__Given request__: Pull every "code" line out of the data below.

__Input for this task__:

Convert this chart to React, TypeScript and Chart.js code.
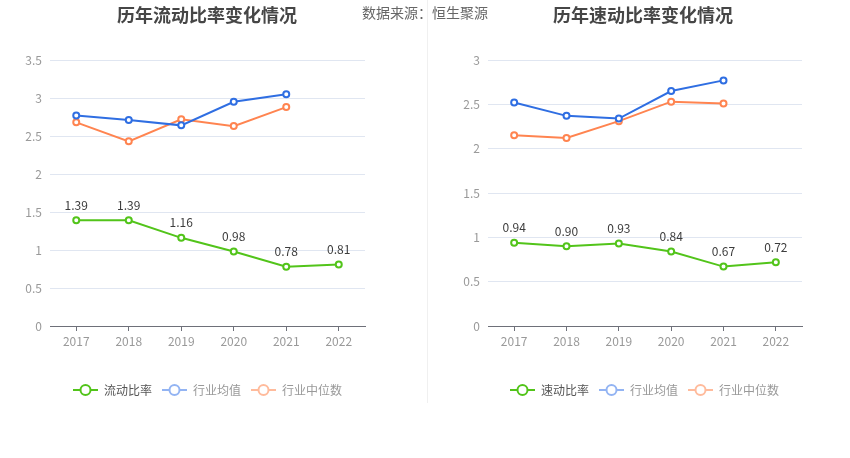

--

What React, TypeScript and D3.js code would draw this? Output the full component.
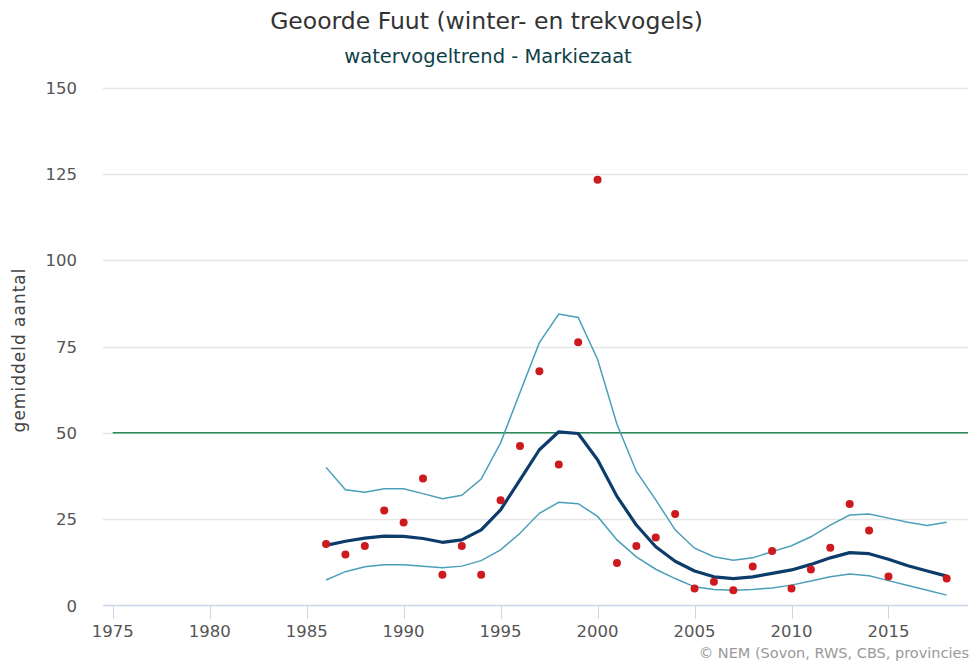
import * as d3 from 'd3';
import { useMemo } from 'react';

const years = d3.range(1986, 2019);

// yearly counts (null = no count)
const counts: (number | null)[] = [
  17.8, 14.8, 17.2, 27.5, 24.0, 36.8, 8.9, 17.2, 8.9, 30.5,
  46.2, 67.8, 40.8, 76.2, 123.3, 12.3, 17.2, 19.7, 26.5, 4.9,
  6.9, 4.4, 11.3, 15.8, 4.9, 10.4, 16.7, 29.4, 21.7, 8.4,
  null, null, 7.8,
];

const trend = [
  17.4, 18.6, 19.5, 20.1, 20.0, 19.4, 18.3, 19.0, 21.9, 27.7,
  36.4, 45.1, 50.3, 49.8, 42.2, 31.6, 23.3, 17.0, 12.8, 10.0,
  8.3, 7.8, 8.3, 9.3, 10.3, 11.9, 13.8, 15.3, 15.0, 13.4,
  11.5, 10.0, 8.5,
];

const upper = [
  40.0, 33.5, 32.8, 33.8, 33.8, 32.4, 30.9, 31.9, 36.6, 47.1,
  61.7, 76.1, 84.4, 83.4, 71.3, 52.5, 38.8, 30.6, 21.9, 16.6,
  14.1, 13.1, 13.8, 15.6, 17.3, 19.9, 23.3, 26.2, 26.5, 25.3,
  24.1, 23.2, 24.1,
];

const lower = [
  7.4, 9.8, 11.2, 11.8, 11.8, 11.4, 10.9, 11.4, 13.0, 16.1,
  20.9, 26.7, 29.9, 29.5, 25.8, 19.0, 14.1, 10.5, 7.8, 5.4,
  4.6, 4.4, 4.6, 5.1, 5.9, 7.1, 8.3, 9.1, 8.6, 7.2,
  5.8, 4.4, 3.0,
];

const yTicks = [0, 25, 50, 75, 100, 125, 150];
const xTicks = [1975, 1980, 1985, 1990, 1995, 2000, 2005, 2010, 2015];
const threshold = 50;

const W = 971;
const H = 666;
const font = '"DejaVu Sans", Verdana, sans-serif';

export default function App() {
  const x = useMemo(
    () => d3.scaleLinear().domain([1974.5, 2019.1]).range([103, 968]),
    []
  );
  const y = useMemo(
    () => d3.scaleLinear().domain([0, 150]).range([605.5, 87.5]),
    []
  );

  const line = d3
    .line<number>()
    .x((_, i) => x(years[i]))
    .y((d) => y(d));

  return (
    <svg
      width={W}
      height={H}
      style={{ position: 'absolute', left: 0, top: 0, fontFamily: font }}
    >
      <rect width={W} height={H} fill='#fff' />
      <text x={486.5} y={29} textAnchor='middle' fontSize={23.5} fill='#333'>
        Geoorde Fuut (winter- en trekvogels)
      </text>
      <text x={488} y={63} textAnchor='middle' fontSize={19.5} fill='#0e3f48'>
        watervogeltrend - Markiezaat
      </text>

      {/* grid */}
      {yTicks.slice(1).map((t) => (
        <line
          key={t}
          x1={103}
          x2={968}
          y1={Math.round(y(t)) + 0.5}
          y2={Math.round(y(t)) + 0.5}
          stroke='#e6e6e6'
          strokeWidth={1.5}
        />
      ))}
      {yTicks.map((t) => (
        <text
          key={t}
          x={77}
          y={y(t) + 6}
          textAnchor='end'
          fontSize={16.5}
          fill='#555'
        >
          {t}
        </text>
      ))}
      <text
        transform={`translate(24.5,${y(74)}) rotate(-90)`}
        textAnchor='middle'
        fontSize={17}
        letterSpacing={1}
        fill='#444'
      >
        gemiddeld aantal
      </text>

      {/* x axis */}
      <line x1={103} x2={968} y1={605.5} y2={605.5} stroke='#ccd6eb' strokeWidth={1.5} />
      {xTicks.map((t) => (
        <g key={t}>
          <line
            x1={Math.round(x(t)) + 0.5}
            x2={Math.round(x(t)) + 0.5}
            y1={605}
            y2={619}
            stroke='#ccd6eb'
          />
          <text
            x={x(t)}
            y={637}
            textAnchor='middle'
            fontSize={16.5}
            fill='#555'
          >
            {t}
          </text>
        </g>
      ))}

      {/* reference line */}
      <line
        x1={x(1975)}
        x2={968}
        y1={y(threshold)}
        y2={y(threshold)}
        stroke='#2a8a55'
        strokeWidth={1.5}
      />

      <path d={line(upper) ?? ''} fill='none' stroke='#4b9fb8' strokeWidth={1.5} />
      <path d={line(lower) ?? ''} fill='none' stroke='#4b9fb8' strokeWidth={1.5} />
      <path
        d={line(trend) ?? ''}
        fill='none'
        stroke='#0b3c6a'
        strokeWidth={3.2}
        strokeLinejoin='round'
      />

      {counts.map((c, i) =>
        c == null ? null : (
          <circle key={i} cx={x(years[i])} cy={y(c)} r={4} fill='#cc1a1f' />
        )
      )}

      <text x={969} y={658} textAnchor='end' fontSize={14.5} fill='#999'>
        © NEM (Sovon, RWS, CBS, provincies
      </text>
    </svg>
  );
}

__Solution for this task__:
Convert this chart to React, TypeScript and Chart.js code.
What React, TypeScript and D3.js code would draw this? Output the full component.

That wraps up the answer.